Dramaturgia: Cecilia Monti, Juan José Campanella. Dirección: Juan José Campanella. Intérpretes: Eduardo Blanco, Fernanda Metilli, Gastón Cocchiarale, Maru Zapata. Vestuario y escenografía: Cecilia Monti. Iluminación y video: Matías Canony. Música: Emilio Kauderer. Sala: Politeama, Paraná 353. Funciones: miércoles a viernes a las 20, sábados a las 19 y 21.30, domingos a las 19. Nuestra opinión: muy buena
Hay funciones que uno abandona con una sonrisa educada, casi automática, y otras que consiguen meterse bajo la piel, te calientan el pecho y te dejan con esa media melancolía dulce que solo el teatro bien hecho puede provocar.
“Empieza con D, Siete Letras”, escrita por Juan José Campanella y Cecilia Monti, dirigida con la minuciosidad invisible de Campanella, pertenece con honores a este segundo grupo.
Todo arranca con un escenario inofensivo: un consultorio odontológico, aséptico, casi frío, donde un cardiólogo viudo y una profesora de yoga separada coinciden por azar. Pero pronto se abre un mundo: el humor afilado del texto, los silencios cargados de pasado, los ojos que se encuentran sin permiso tejen un espectáculo que habla de segundas oportunidades, del miedo a volver a querer y de lo endiabladamente frágiles que somos cuando bajamos la guardia.

Eduardo Blanco, en el papel de Luis, está sencillamente magistral. Construye a un hombre que parece moverse por puro reflejo, como si el dolor lo hubiera dejado medio hueco por dentro, y sin embargo en ciertos gestos —un parpadeo sostenido, un temblor leve en la voz— revela un magma emocional que lo vuelve profundamente conmovedor. No hay alarde, hay verdad, y eso es oro puro sobre un escenario.
Fernanda Metilli, con su Miranda, irrumpe como un torbellino encantador, con la frescura de quien todavía se anima a la risa franca. Su cuerpo entero actúa: se sienta mal, se estira, se acomoda la ropa como si quisiera sacudirse un peso invisible. Y aunque el texto le exige momentos donde se le humedece la voz, nunca pierde ese hilo de luz que la vuelve irresistible.
El toque singular lo pone Gastón Cocchiarale, que despliega un doble rol impecable: como hijo del personaje de Blanco aporta una ternura franca, casi pudorosa, que amplía la textura familiar de la obra, y como pareja en otra línea dramática suma un contrapunto fresco, vital, que termina de bordar el tapiz humano de la historia. Es un hallazgo absoluto, sin exagerar ni buscar robar escenas: simplemente está, con esa verdad suya que tanto agradece el público. Maru Zapata, como la secretaria circunspecta, con sus miradas y pequeños gestos, completa el elenco de notorios para esta comedia brillante.
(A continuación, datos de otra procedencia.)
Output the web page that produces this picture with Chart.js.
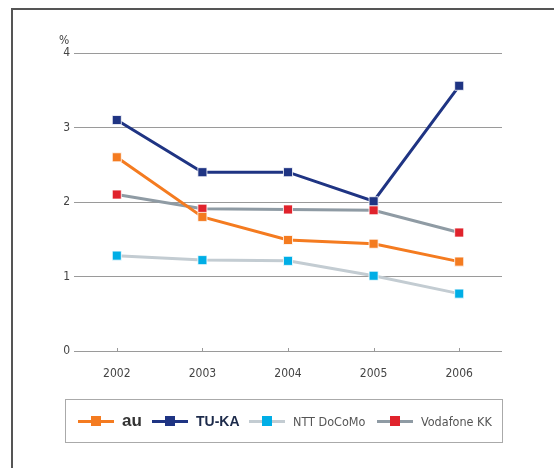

Por detrás, la mano de Cecilia Monti en la escenografía se percibe en cada detalle. Ese ambiente clínico contrasta delicioso con las emociones que empiezan a brotar sin pedir permiso. La música de Emilio Kauderer es un abrazo discreto, que se mete por la rendija exacta, y la iluminación de Matías Canony acaricia cada cambio de tono con sutileza de orfebre.
Y mientras tomo nota, el Dr. Merengue —mi conciencia más insolente y sensible— me sopla al oído que esto no es solo una comedia romántica simpática: es un banquete sentimental. “¡Mirá vos!”, me dice, “pensabas que venías a despuntar el vicio del humor liviano y salís con ganas de llamar a esa persona a la que hace rato no mandás ni un triste emoji”. Porque claro, Campanella arma su juego con picardía de tahúr: primero te hace reír a carcajadas con Blanco, después te desarma con un suspiro de Metilli, te lanza las miradas silenciosas de Cocchiarale y cuando querés acordar, te tiene pensando en cuántas veces postergaste la posibilidad de volver a empezar.

Así que si estás en Buenos Aires y todavía no pasaste por el Politeama, hacete un favor. Andá, reíte, emocionate y salí caminando por Corrientes con la certeza de que la vida, como bien deja dicho esta obra, empieza con D… y sigue, gloriosa, por territorios que nunca terminamos de conocer.